The morning session then split into three discussion topics:
OpenStack
We couldn’t run a cloud workshop without people wanting to have at least some focus on OpenStack, and quite specifically OpenStack vs other private cloud platforms. There was some discussion on going from single node clusters to rack scale as well as operational upgrades to OpenStack. Generally it was found that there were three key ways of splitting the infrastructure, single shared cluster, managed services cloud (no root) and “public” cloud (user gets root).
There was also quite a lot of discussion on how people accessed pre-defined stacks for workload, with everyone almost seemingly using a different technology to achieve this!
Containers and Kubernetes
One of the big topics discussed in the container group was resource management, i.e. there is no batch compute usage type way of managing container deployments. There was also discussion on security challenges of containers and the different technology solutions (e.g. Docker, singularity etc). This included how to provide secure access to shared storage and also some challenges around multi-tenanted environments – this included discussion on how people build their containers and what privileges are required to do this.
Automation/deployment
This topic probably overlapped a lot with the other two morning topics as people discussed ways and technologies of deploying as well as one of the some of the big challenges, including how to upgrade the underlying automation technology (with specific focus on Kubernetes) as well as discussion on how portable workloads and deployment tools actually were between cloud providers.
After lunch we reconvened with another invited talk – this time from Martin O’Reilly (Alan Turing Institute) on what their $1m annual donation from Azure gives them.

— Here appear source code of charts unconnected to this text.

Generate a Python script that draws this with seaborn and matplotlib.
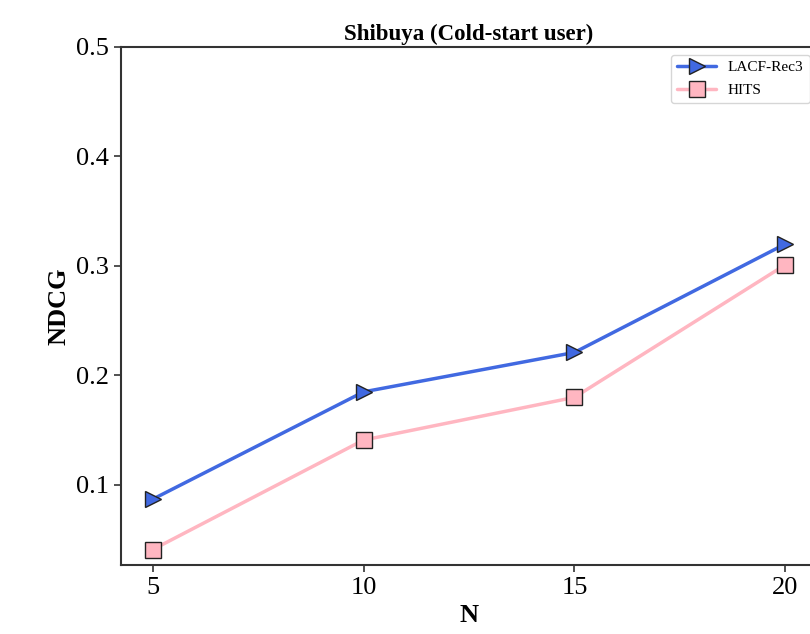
import pandas as pd
import numpy as np
import matplotlib.pyplot as plt
import seaborn as sns

# values
n_values = [5, 10, 15, 20]
lacf_rec3 = [0.087, 0.185, 0.221, 0.320]
hits = [0.041, 0.141, 0.180, 0.301]

df = pd.DataFrame({
    'N': n_values * 2,
    'NDCG': lacf_rec3 + hits,
    'model': ['LACF-Rec3'] * 4 + ['HITS'] * 4,
})

sns.set_style('ticks')
plt.rcParams['font.family'] = ['Liberation Serif', 'DejaVu Serif']
plt.rcParams['text.color'] = 'black'
plt.rcParams['axes.labelcolor'] = 'black'

fig = plt.figure(figsize=(8.1, 6.34), dpi=100)
ax = fig.add_axes([0.149, 0.109, 0.86, 0.817])

sns.lineplot(data=df, x='N', y='NDCG', hue='model', style='model',
             palette={'LACF-Rec3': '#4169E1', 'HITS': '#FFB6C1'},
             markers={'LACF-Rec3': '>', 'HITS': 's'}, dashes=False,
             linewidth=2.5, markersize=12, markeredgecolor='#222222',
             markeredgewidth=1.0, ax=ax)

ax.set_xticks(n_values)
ax.set_xlim(4.24, 20.76)
ax.set_ylim(0.027, 0.5)
ax.set_yticks([0.1, 0.2, 0.3, 0.4, 0.5])
ax.tick_params(labelsize=19, length=5, width=1.2, colors='#333333', labelcolor='black')
for s in ax.spines.values():
    s.set_linewidth(1.5)
    s.set_color('#333333')

ax.set_title('Shibuya (Cold-start user)', fontsize=16.5, fontweight='bold', pad=5, color='black')
ax.set_xlabel('N', fontsize=19, fontweight='bold')
ax.set_ylabel('NDCG', fontsize=19, fontweight='bold')

ax.legend(loc='upper right', fontsize=11, title=None, frameon=True,
          markerscale=1.0, handlelength=2.5, borderaxespad=0.5, labelspacing=0.6)

fig.savefig('out.png', dpi=100)
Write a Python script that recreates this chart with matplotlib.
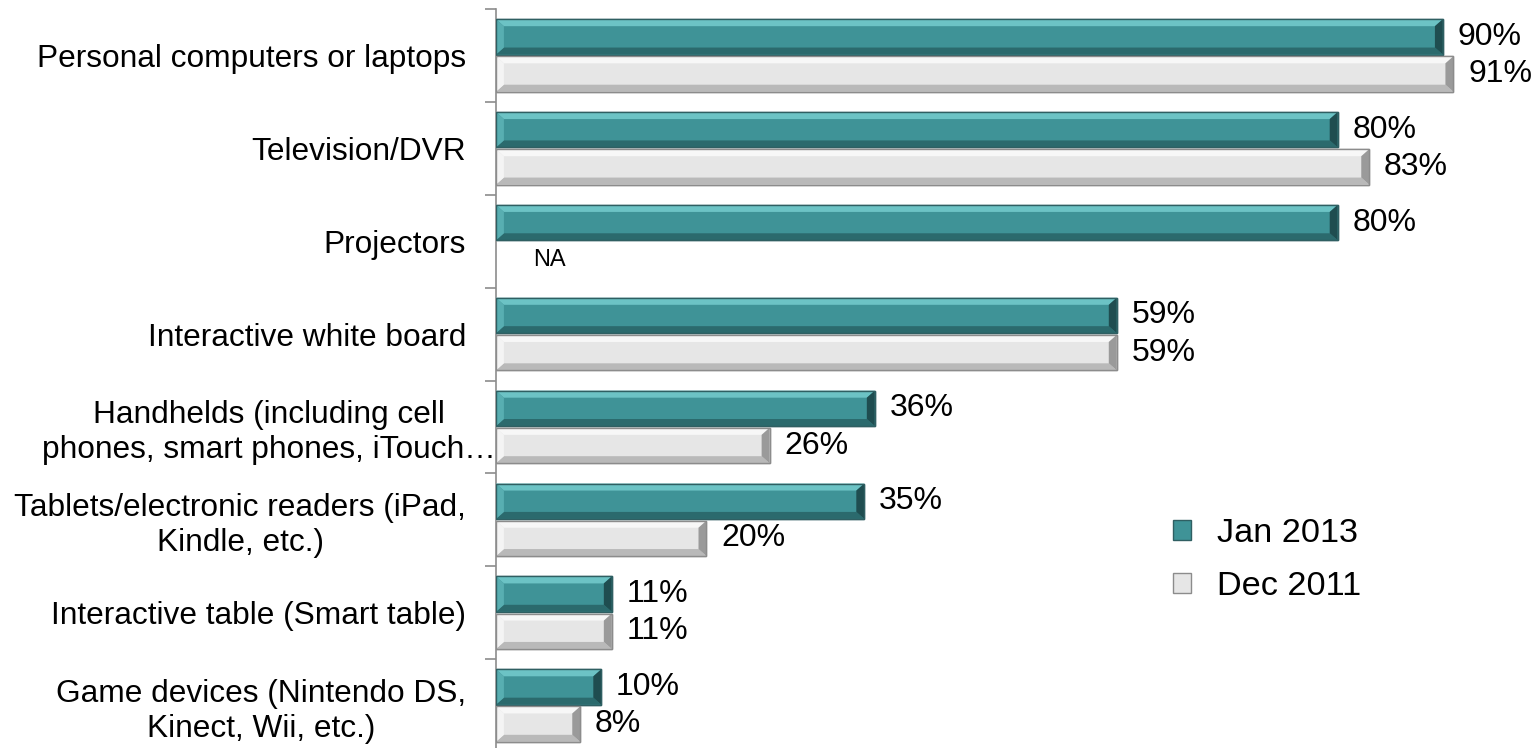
import matplotlib.pyplot as plt
from matplotlib.patches import Patch
from matplotlib.transforms import ScaledTranslation
import numpy as np

# dados do gráfico
categorias = [
    'Personal computers or laptops',
    'Television/DVR',
    'Projectors',
    'Interactive white board',
    'Handhelds (including cell\nphones, smart phones, iTouch…',
    'Tablets/electronic readers (iPad,\nKindle, etc.)',
    'Interactive table (Smart table)',
    'Game devices (Nintendo DS,\nKinect, Wii, etc.)',
]
jan_2013 = [90, 80, 80, 59, 36, 35, 11, 10]
dez_2011 = [91, 83, None, 59, 26, 20, 11, 8]

# cores (face, topo, base, esquerda, direita, contorno)
teal = ['#3f9397', '#6cc3c5', '#2b6a6d', '#58aeb1', '#1f4d50', '#2f5f62']
branco = ['#e6e6e6', '#f7f7f7', '#b9b9b9', '#f4f4f4', '#9a9a9a', '#8c8c8c']

plt.rcParams['font.family'] = ['Liberation Sans', 'DejaVu Sans']

fig = plt.figure(figsize=(15.4, 7.48), dpi=100)
ax = fig.add_axes([496 / 1540, 1 - 752 / 748, (1548 - 496) / 1540, (752 - 9) / 748])

altura = 0.38
dx = 0.75   # bisel horizontal (unidades de %)
dy = 0.075  # bisel vertical (unidades de categoria)


def barra_bisel(ax, v, yc, h, c):
    y_top = yc - h / 2   # eixo invertido: menor y fica em cima
    y_bot = yc + h / 2
    bx = min(dx, v / 4)
    ax.barh(yc, v, height=h, color=c[0], edgecolor=c[5], linewidth=1.0, zorder=2)
    # topo
    ax.fill([0, v, v - bx, bx], [y_top, y_top, y_top + dy, y_top + dy], color=c[1], lw=0, zorder=3)
    # base
    ax.fill([0, v, v - bx, bx], [y_bot, y_bot, y_bot - dy, y_bot - dy], color=c[2], lw=0, zorder=3)
    # esquerda
    ax.fill([0, bx, bx, 0], [y_top, y_top + dy, y_bot - dy, y_bot], color=c[3], lw=0, zorder=3)
    # direita
    ax.fill([v, v - bx, v - bx, v], [y_top, y_top + dy, y_bot - dy, y_bot], color=c[4], lw=0, zorder=3)
    ax.barh(yc, v, height=h, fill=False, edgecolor=c[5], linewidth=1.0, zorder=4)


y = np.arange(len(categorias))
for i in range(len(categorias)):
    yc1 = y[i] - 0.2
    yc2 = y[i] + 0.2
    barra_bisel(ax, jan_2013[i], yc1, altura, teal)
    ax.text(jan_2013[i] + 1.4, yc1, f'{jan_2013[i]}%', va='center', ha='left', fontsize=23)
    if dez_2011[i] is None:
        ax.text(3.5, yc2, 'NA', va='center', ha='left', fontsize=17)
    else:
        barra_bisel(ax, dez_2011[i], yc2, altura, branco)
        ax.text(dez_2011[i] + 1.4, yc2, f'{dez_2011[i]}%', va='center', ha='left', fontsize=23)

ax.set_xlim(0, 100)
ax.set_ylim(len(categorias) - 0.5, -0.5)

ax.set_yticks(y)
ax.set_yticklabels(categorias, fontsize=22.8, multialignment='center')
ax.set_yticks(np.arange(-0.5, len(categorias) + 0.5, 1), minor=True)
ax.tick_params(axis='y', which='major', length=0, pad=21.5)
ax.tick_params(axis='y', which='minor', length=8, width=1.2, color='#8c8c8c')
ax.set_xticks([])
for s in ['top', 'right', 'bottom']:
    ax.spines[s].set_visible(False)
ax.spines['left'].set_color('#8c8c8c')
ax.spines['left'].set_linewidth(1.2)

# rótulo dos handhelds passa um pouco do alinhamento
rot = ax.get_yticklabels()[4]
rot.set_transform(rot.get_transform() + ScaledTranslation(0.3, 0, fig.dpi_scale_trans))

handles = [Patch(facecolor=teal[0], edgecolor=teal[5], label='Jan 2013'),
           Patch(facecolor=branco[0], edgecolor=branco[5], label='Dec 2011')]
fig.legend(handles=handles, loc='center left', bbox_to_anchor=(1156 / 1540, 1 - 560 / 748),
           frameon=False, fontsize=24.7, handlelength=0.52, handleheight=0.52,
           handletextpad=0.76, labelspacing=0.63, borderpad=0)

fig.savefig('out.png', dpi=100)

My biggest take-away from this was how expensive cloud storage is at scale, i.e. in the PB scale. Again the slides are available online.
We then followed up with a round of rapidly developed lightning talks, each 5-10 mins:
- Jacob Tomlinson (MetOffice Informatics Lab) – Pangeo
- Aiman Shaikh (STFC) – Containers for HPC
- John Garbutt (StackHPC) – Demo from Berlin – OpenStack Magnum, Manilla, k8s
- Matt Pryor (STFC) – JASMIN cloud Portal: simplifying provisioning for scientists
The group then broke again into three topics (though there was quite a lot of side discussion over coffee!)
Storage
Storage always seems to be a perennial discussion in these forums, with some disucssion over data transfer and also the age old discussion of POSIX vs object (or maybe some key value store?), as well as discussion on running traditional HPC storage software in the cloud vs fuse type access to s3.
Discussion also covered performant ways to access Ceph storage, running databases on cloud storage and also the tricky concept of authenticating access to storage in a cloud enabled world.
The topic of charging also was touched on with some discussion of people’s experiences of cloud egress charging and the waivers in place with a number of cloud providers.
Workflows and Cluster as a service
This discussion talked about using VPNs to connect from on premises clusters to public “bursted” clusters and how these are often unreliable or slow, as well as some issues with having the right ports open to bring up VPN links.
Quite a lot of discussion was also had on different workflow types and their appropriateness to cloud bursting, for example bio sciences applications tend to be long pipelines of transformations with each step having different resource requirements.
Managing costs, monitoring with public cloud
Various people discussed their experience with cost control (or lack of) in various cloud providers as well as some discussion on whether researchers should worry about the cost of their compute jobs and that cloud usage is a very clear way of demonstrating the cost to researchers. There was also some interesting discussion on whether it was possible to use APIs with the spot market across various providers to very carefully target jobs to take advantage of lowest spot pricing.
You can view the Etherpad used for the day.
Overall the day seemed to go well, and the general consensus was it was useful, so its something we’ll probably look to arrange again in the future!